Bien loin des super héros emballés sous Spandex, Vertigo, la filiale de DC Comics, nous offre une fois de plus un petit bijou : Luna Park. La création du journaliste Kevin Baker et de l’artiste Danijel Zezelje vient d’être traduite en français, après avoir cartonné chez nos amis les Ricains. Un roman graphique à déguster accompagné de Prozac.

Luna Park c’est l’histoire d’Alik, un Rambo soviétique sous Valium, coincé dans le fameux parc d’attractions de Coney Island. Je vous rassure, le scénario n’est pas signé Walt Disney : notre petit soldat à la dérive, camé jusqu’au bout des synapses, a installé son bureau de recouvrement (pas à l’amiable) entre le stand de tir et le manège désenchanté du parc en jachère. En guise de Mickey Mouse Club, Alik fréquente une bande de joyeux mafieux ruskofs qui tirent plus vite que les tontons flingueurs et foutent la Minnie du coin sur le trottoir.
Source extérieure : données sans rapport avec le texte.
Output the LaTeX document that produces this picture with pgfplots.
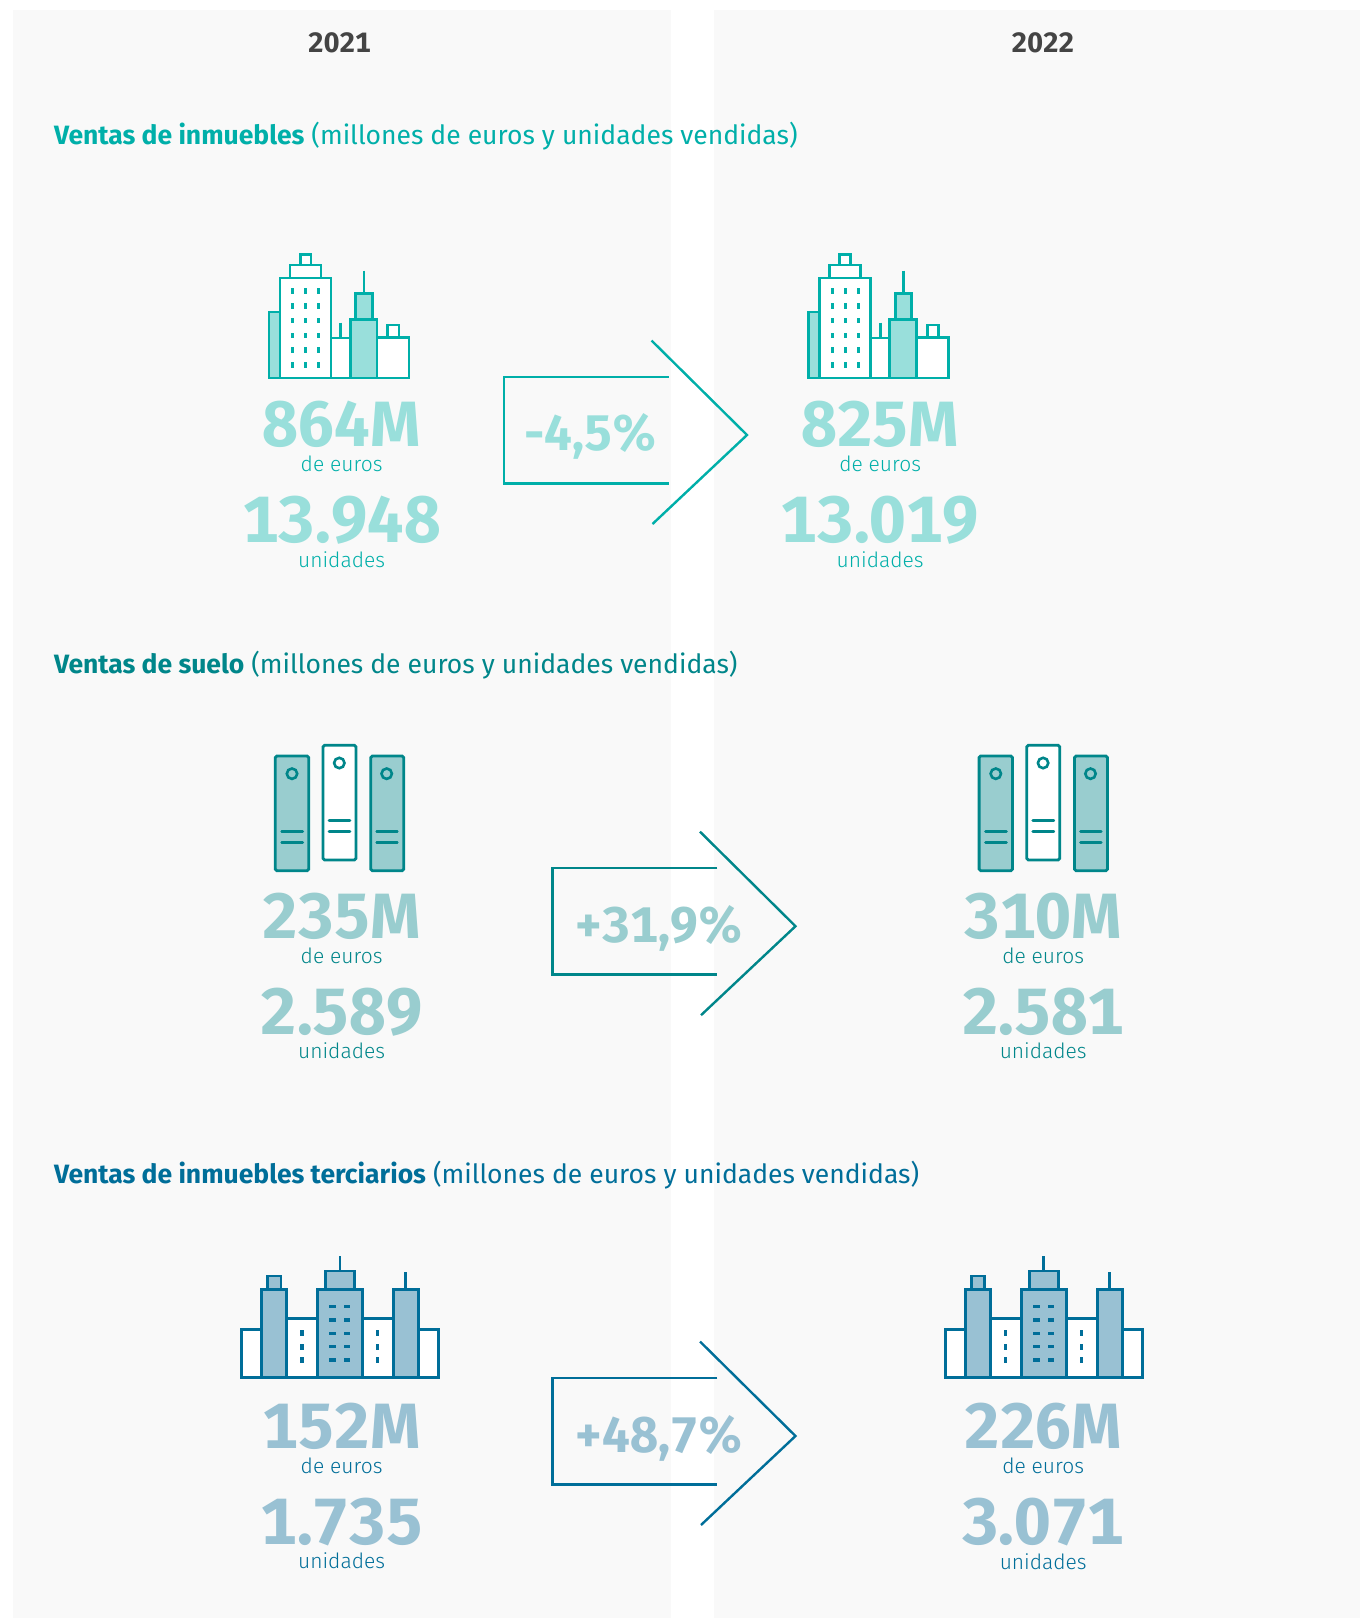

Bref, un monde pas très enfantin servi par un graphisme léché, teinté de noir et de rouge sang. Seule touche d’espoir dans cet univers aussi accueillant que les steppes sibériennes, le lien masochiste qui unit Alik à la belle et mystérieuse Marina.

À l’Ouest, rien de nouveau ?

Immigrés des pays de l’Est, pègre new-yorkaise, montagnes russes…Un univers que les lecteurs de Kevin Baker connaissent bien, et pour cause : Dreamland, son roman le plus célèbre (paru en 1999), adoptait pour cadre le Luna Park flambant neuf du début XXe siècle. New York était déjà une terre promise bien trop idéalisée par les exclus de l’ancien continent. Les persifleurs diront que l’écrivain, après avoir dilapidé ses droits d’auteur dans du mauvais bourbon et des putes propres comme des éponges à MST, n’a fait qu’ajouter des images à son livre, l’a remis au goût du jour pour se retaper une tournée sur le dos des illettrés. Après tout ce ne serait pas le premier, Stephen King lui-même s’y est essayé (avec succès) en confiant l’adaptation de son œuvre monumentale, La Tour sombre, à Marvel Comics.
Mais faisons taire tout de suite les mauvaise langues, Luna Park n’est pas un simple hold-up commercial. En premier lieu parce qu’il est illustré par l’artiste Danijel Zezelje, un des grands noms (imprononçables) du 9e art. Cette œuvre lui a d’ailleurs valu d’être nominé dans la catégorie meilleur artiste de roman graphique aux Eisner Awards en 2010 (décernés lors du prestigieux Comic-con de San-Diego). Nous sommes donc bien loin du cartoon à deux sous. Pour ce qui est du scénario, Kevin Baker nous présente un Luna Park totalement différent de celui de Dreamland. Le lieu n’est plus la vitrine clinquante du rêve américain, mais bien l’illustration parfaite de son échec. Quant au personnage principal, Alik, il est la preuve que littérature et bande dessinée peuvent faire bon ménage. Il réalise en effet le lien entre la prose de haut vol et le monde des bulles en réinterprétant le syndrome du « loup des steppes ».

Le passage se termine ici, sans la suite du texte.